# Exploring the Reddit API

3: Exploration & questions
Usually when we work with clean, local datasets, we can start diving into exploring data and coming up with questions afterwards. Since Reddit isn't just a simple dataset that we can immediately start exploring, you'll need to explore Reddit, come up with interesing questions to ask, and then determine what data you'll need from the API.

To help get your creative juices flowing, here are some potentially interesting questions:

* How does the number of members in a subreddit affect how frequently new content is submitted?
* What's the distribution of the originating subreddits for each piece of content that makes it to the front page? How does this change hour by hour? Day by day?

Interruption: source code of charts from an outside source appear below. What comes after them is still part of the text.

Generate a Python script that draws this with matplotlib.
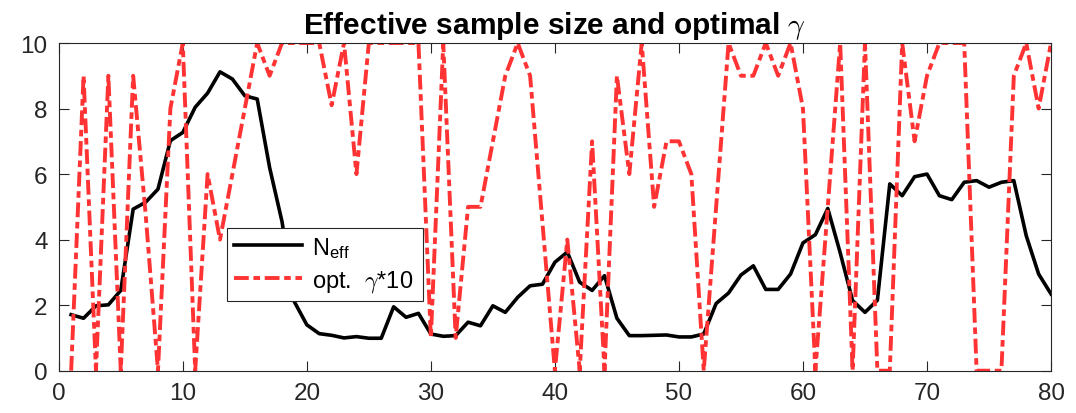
import numpy as np
import matplotlib
matplotlib.use('Agg')
import matplotlib.pyplot as plt

plt.rcParams['font.family'] = ['Liberation Sans', 'DejaVu Sans']
plt.rcParams['mathtext.fontset'] = 'cm'

steps = list(range(1, 81))

n_eff = [1.71, 1.60, 1.98, 2.01, 2.45, 4.93, 5.14, 5.54, 7.02, 7.27,
         8.04, 8.47, 9.12, 8.90, 8.39, 8.29, 6.20, 4.55, 2.10, 1.40,
         1.13, 1.08, 1.00, 1.04, 0.99, 0.99, 1.95, 1.63, 1.75, 1.12,
         1.05, 1.07, 1.48, 1.37, 1.98, 1.78, 2.24, 2.59, 2.64, 3.31,
         3.62, 2.70, 2.45, 2.90, 1.60, 1.07, 1.07, 1.08, 1.09, 1.03,
         1.03, 1.12, 2.05, 2.37, 2.92, 3.20, 2.48, 2.48, 2.95, 3.90,
         4.15, 4.95, 3.60, 2.14, 1.78, 2.15, 5.70, 5.34, 5.92, 6.00,
         5.34, 5.22, 5.75, 5.80, 5.60, 5.75, 5.80, 4.12, 2.95, 2.34]

gamma10 = [0, 9, 0, 9, 0, 9, 4.8, 0, 8, 10,
           0, 6, 4, 6, 8, 10, 9, 10, 10, 10,
           10, 8.1, 10, 6, 10, 10, 10, 10, 10, 1,
           10, 1, 5, 5, 7, 9, 10, 9, 4.5, 0,
           4, 0, 7, 0, 9, 6, 10, 5, 7, 7,
           6, 0, 5, 10, 9, 9, 10, 9, 10, 8,
           0, 5, 10, 0, 10, 0, 0, 10, 7, 9,
           10, 10, 10, 0, 0, 0, 9, 10, 8, 10]

x_ticks = [0, 10, 20, 30, 40, 50, 60, 70, 80]
y_ticks = [0, 2, 4, 6, 8, 10]

fig = plt.figure(figsize=(10.76, 4.14), dpi=100)
ax = fig.add_axes([0.0546, 0.1022, 0.9222, 0.7915])

ax.plot(steps, n_eff, color='black', linewidth=2.6, label=r'$\mathregular{N_{eff}}$')
ax.plot(steps, gamma10, color='#ff3333', linewidth=2.8,
        linestyle=(0, (3.8, 1.2, 1.7, 1.2)), label=r'opt.  $\gamma$*10')

ax.set_xlim(0, 80)
ax.set_ylim(0, 10)
ax.set_xticks(x_ticks)
ax.set_yticks(y_ticks)
ax.tick_params(direction='in', length=7, width=0.8, colors='#262626',
               labelsize=17.5, top=True, right=True, pad=8)
for s in ax.spines.values():
    s.set_color('#262626')
    s.set_linewidth(0.8)

ax.set_title(r'Effective sample size and optimal $\gamma$', fontsize=21.5,
             fontweight='bold', pad=7)

leg = ax.legend(loc='lower left', bbox_to_anchor=(0.1697, 0.2127, 0.1976, 0.241),
                mode='expand', borderaxespad=0, fontsize=17, fancybox=False,
                framealpha=1, edgecolor='#262626', handlelength=2.85,
                handletextpad=0.45, labelspacing=0.35, borderpad=0.3)
leg.get_frame().set_linewidth(0.8)

fig.savefig('out.png', dpi=100)
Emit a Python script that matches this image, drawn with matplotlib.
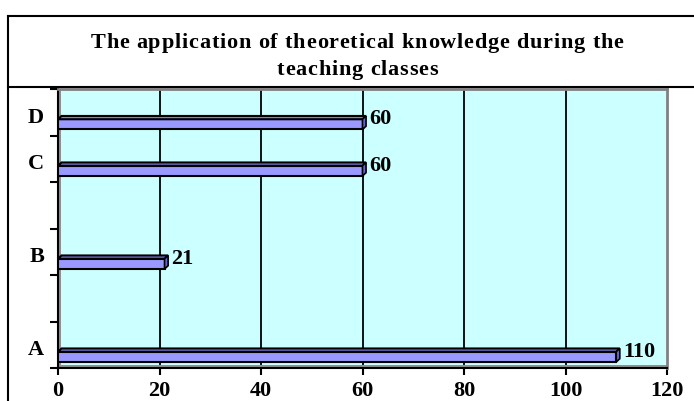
import matplotlib.pyplot as plt
import matplotlib.transforms as mtransforms
import numpy as np
from matplotlib.patches import Polygon, Rectangle
from matplotlib.lines import Line2D

# data
categories = ["A", "", "B", "", "C", "D"]
values = [110, None, 21, None, 60, 60]
xticks = [0, 20, 40, 60, 80, 100, 120]
title_lines = ["The application of theoretical knowledge during the", "teaching classes"]

W, H = 694, 401
fig = plt.figure(figsize=(W / 100, H / 100), dpi=100)
plt.rcParams['font.family'] = ['Liberation Serif', 'DejaVu Serif']

def fx(px): return px / W
def fy(py): return 1 - py / H

# outer frame and title separator
for (x0, y0, x1, y1) in [(8, 16, 8, H), (8, 16, W, 16), (8, 87, W, 87)]:
    fig.add_artist(Line2D([fx(x0), fx(x1)], [fy(y0), fy(y1)], color="black", lw=1.5))

# title with a little letter spacing (Excel-like)
r = fig.canvas.get_renderer()
tfs = 16
def text_w(s):
    t = fig.text(0, 0, s, fontsize=tfs, fontweight="bold")
    w = t.get_window_extent(r).width
    t.remove()
    return w
base = text_w("xx")
def char_w(c):
    return text_w("x" + c + "x") - base

widths = [[char_w(c) for c in line] for line in title_lines]
gap = max(0, (533 - sum(widths[0])) / (len(title_lines[0]) - 1))
for line, ws, yb in zip(title_lines, widths, [48, 75]):
    total = sum(ws) + gap * (len(line) - 1)
    x = 357 - total / 2
    for c, w in zip(line, ws):
        if c != " ":
            fig.text(fx(x), fy(yb), c, fontsize=tfs, fontweight="bold",
                     ha="left", va="baseline")
        x += w + gap

ax = fig.add_axes([fx(58), fy(368), fx(667) - fx(58), fy(89) - fy(368)])
ax.set_facecolor("#CCFFFF")
ax.set_xlim(0, 120)
ax.set_ylim(-0.5, len(categories) - 0.5)

for x in xticks[1:-1]:
    ax.axvline(x, color="black", lw=1.3, zorder=1)

for s in ["top", "right"]:
    ax.spines[s].set_color("#808080")
    ax.spines[s].set_linewidth(2)
ax.spines["bottom"].set_linewidth(1.5)
ax.spines["left"].set_linewidth(1.5)

# wall and floor strips
ax.add_patch(Rectangle((0, -0.5), 0.55, len(categories), facecolor="#909090",
                       edgecolor="none", zorder=2))
ax.add_patch(Rectangle((0, -0.5), 120, 0.065, facecolor="#909090",
                       edgecolor="none", zorder=2))

ax.set_xticks(xticks)
ax.set_xticklabels([str(x) for x in xticks], fontsize=16, fontweight="bold")
ax.tick_params(axis="x", length=5, width=1.5, pad=4)

ax.set_yticks(range(len(categories)))
ax.set_yticklabels(categories, fontsize=16, fontweight="bold")
ax.tick_params(axis="y", length=0, pad=10)
shift = mtransforms.ScaledTranslation(0, -3 / 100, fig.dpi_scale_trans)
for lab in ax.get_yticklabels():
    lab.set_transform(lab.get_transform() + shift)
ax.set_yticks(np.arange(-0.5, len(categories), 1.0), minor=True)
ax.tick_params(axis="y", which="minor", length=6, width=1.5)

off, h = -0.26, 0.22
dx, dy = 0.7, 0.07
front = "#9999FF"
for i, v in enumerate(values):
    if v is None:
        continue
    y0 = i + off - h / 2
    y1 = i + off + h / 2
    ax.add_patch(Rectangle((0, y0), v, h, facecolor=front, edgecolor="black",
                           lw=1.5, zorder=3))
    ax.add_patch(Polygon([(0, y1), (v, y1), (v + dx, y1 + dy), (dx, y1 + dy)],
                         facecolor="#8080E6", edgecolor="black", lw=1.5, zorder=3))
    ax.add_patch(Polygon([(v, y0), (v + dx, y0 + dy), (v + dx, y1 + dy), (v, y1)],
                         facecolor="#6666CC", edgecolor="black", lw=1.2, zorder=3))
    ax.annotate(str(v), (v, y1), xytext=(5, 0), textcoords="offset points",
                ha="left", va="center", fontsize=16, fontweight="bold", zorder=4)

fig.savefig("out.png", dpi=100)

Etc.
* Which words or phrases show up in the submission titles the most for each subreddit?
* How effectively can you predict if a new content submission will hit the front page?
* How often do users re-submit old content that's been submitted before and which submission attempt does it fare better?

4: Data acquisition
After you've come up with some questions you're interested in answering, you'll need to establish a data acquisition strategy. Keep in mind that not every question will be able to be answered using the API. Questions involving historical data might be difficult in certain cases because of what the API provides access to. You may also need to incorporate other datasets! Here are some other things you'll want to keep in mind:

API limits: https://github.com/reddit/reddit/wiki/API#rules
API guidelines: https://www.reddit.com/wiki/licensing
Data acquisition timeline - API limits to 30 requests a minute
Data storage - store in files? a database?

5: Data transformation
The Reddit API returns JSON data, which may work fine for basic counting, but is cumbersome for running more advanced queries. The next important step is to write code that will transform the data into a more ideal format. If the question you're answering doesn't need much data or data acquisition time, you can convert the JSON data into a DataFrame. If the data acquisition time is outside the scope of an interactive data analysis session, it's best to transform the data into a tabular format like CSV. The decision is upto you!

6: Feature engineering
Depending on the question you're exploring, you may need to perform some further transformation of the data. If the data is stored in a DataFrame, you can quickly create new columns from existing columns that you think will be useful. In other cases, you may need to extract or calculate values from multiple datasets you've generated. This depends a lot on the questions you're trying to answer!

7: Data visualization
The next step is to start exploring the results of the data using visualization. If you're new to data visualization, we highly recommend our data visualization course. There are a wide range of plots included in Python data visualization libraries like histograms, box and whisker plots, and pair plots.